■ What to do ■
Copy out each line of the material below that holds the string "with".

■ Provided data ■
******
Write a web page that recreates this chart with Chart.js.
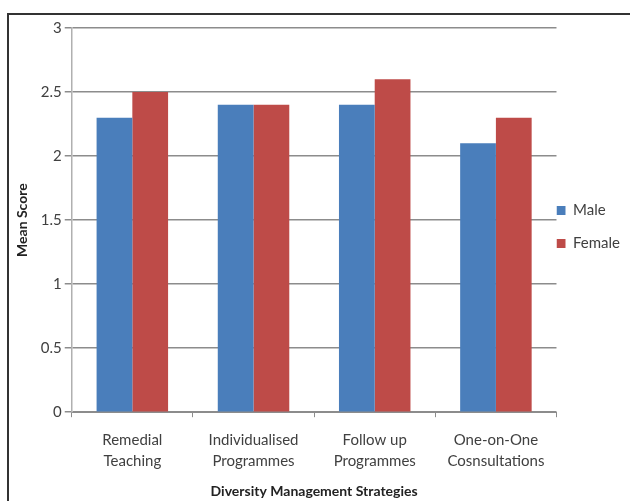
******
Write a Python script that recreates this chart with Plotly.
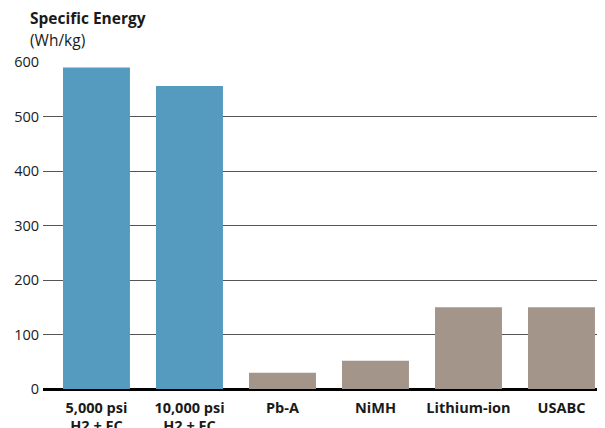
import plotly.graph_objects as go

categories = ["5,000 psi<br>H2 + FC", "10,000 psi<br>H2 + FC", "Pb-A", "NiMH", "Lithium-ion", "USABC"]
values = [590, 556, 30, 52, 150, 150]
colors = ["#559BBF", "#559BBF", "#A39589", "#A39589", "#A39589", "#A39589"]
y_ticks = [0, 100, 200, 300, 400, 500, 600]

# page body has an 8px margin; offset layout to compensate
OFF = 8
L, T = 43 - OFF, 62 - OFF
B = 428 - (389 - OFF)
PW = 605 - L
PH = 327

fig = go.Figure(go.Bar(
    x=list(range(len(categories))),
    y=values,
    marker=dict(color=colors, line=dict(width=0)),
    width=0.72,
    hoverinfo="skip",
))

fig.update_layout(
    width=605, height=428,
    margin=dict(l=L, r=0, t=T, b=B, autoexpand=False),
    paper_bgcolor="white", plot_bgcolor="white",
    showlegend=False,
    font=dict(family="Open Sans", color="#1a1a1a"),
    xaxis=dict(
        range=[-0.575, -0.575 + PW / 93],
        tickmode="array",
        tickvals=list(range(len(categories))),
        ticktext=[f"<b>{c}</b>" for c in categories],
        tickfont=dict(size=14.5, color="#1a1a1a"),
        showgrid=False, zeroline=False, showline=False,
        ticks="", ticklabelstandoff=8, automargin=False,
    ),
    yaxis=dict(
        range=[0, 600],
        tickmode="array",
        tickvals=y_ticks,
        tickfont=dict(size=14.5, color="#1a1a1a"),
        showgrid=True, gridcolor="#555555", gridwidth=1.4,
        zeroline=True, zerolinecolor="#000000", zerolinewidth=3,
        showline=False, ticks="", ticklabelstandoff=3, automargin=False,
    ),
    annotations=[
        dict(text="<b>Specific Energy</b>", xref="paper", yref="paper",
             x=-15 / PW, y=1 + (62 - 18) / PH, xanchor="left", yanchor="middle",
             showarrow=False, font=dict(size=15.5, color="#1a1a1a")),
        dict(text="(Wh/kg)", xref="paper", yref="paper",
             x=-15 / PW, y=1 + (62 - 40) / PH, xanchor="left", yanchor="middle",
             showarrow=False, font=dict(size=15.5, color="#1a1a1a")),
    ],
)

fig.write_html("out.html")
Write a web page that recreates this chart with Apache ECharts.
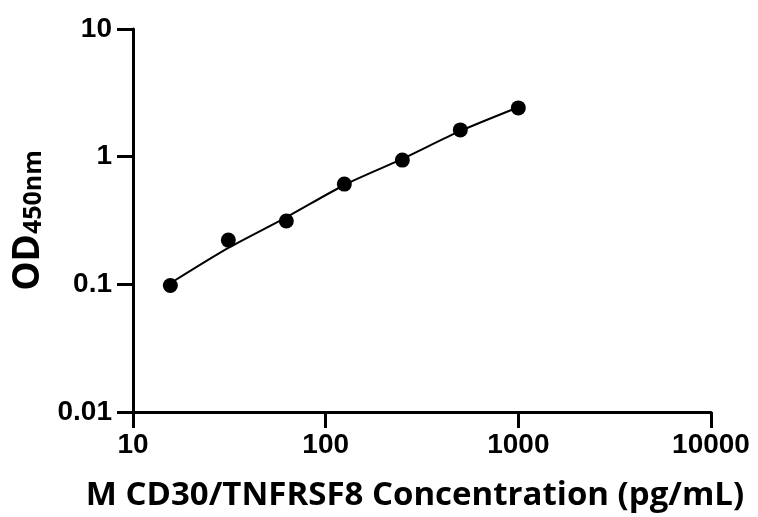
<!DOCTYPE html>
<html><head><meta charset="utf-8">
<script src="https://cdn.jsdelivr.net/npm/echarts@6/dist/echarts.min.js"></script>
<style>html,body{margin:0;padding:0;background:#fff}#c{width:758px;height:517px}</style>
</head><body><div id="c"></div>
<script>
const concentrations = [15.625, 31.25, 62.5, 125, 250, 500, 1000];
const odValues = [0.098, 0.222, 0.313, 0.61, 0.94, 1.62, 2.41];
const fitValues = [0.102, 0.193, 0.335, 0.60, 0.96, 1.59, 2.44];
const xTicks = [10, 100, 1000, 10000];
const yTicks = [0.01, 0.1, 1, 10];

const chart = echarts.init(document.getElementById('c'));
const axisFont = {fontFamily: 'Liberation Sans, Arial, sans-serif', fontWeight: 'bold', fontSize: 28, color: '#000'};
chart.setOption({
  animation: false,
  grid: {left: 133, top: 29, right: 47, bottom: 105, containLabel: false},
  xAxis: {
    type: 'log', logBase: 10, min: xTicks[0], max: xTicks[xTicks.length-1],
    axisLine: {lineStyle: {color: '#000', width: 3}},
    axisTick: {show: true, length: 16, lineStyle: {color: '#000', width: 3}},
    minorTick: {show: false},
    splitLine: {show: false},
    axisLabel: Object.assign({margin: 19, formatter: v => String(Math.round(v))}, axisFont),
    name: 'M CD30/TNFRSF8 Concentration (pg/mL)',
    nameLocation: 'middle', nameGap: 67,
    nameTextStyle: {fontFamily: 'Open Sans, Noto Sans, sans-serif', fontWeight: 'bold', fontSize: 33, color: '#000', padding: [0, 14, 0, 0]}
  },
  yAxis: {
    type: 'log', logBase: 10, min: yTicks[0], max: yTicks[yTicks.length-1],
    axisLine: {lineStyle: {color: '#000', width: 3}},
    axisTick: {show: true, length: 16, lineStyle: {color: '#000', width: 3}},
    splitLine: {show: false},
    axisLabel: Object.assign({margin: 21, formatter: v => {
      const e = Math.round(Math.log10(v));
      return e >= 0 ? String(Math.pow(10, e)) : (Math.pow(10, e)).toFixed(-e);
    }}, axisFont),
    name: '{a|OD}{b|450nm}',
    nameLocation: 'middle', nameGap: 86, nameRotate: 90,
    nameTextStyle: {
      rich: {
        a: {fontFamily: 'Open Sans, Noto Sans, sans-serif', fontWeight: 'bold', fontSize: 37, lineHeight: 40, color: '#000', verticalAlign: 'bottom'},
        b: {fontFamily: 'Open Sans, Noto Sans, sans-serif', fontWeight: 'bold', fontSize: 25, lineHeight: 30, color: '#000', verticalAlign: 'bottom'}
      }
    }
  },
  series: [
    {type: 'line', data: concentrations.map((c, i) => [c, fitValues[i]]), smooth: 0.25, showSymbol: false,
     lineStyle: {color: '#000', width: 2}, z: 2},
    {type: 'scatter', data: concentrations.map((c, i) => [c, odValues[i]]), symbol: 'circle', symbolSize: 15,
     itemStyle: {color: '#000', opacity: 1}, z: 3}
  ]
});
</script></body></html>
******
■ Solution for this task ■
Write a web page that recreates this chart with Chart.js.
Write a Python script that recreates this chart with Plotly.
Write a web page that recreates this chart with Apache ECharts.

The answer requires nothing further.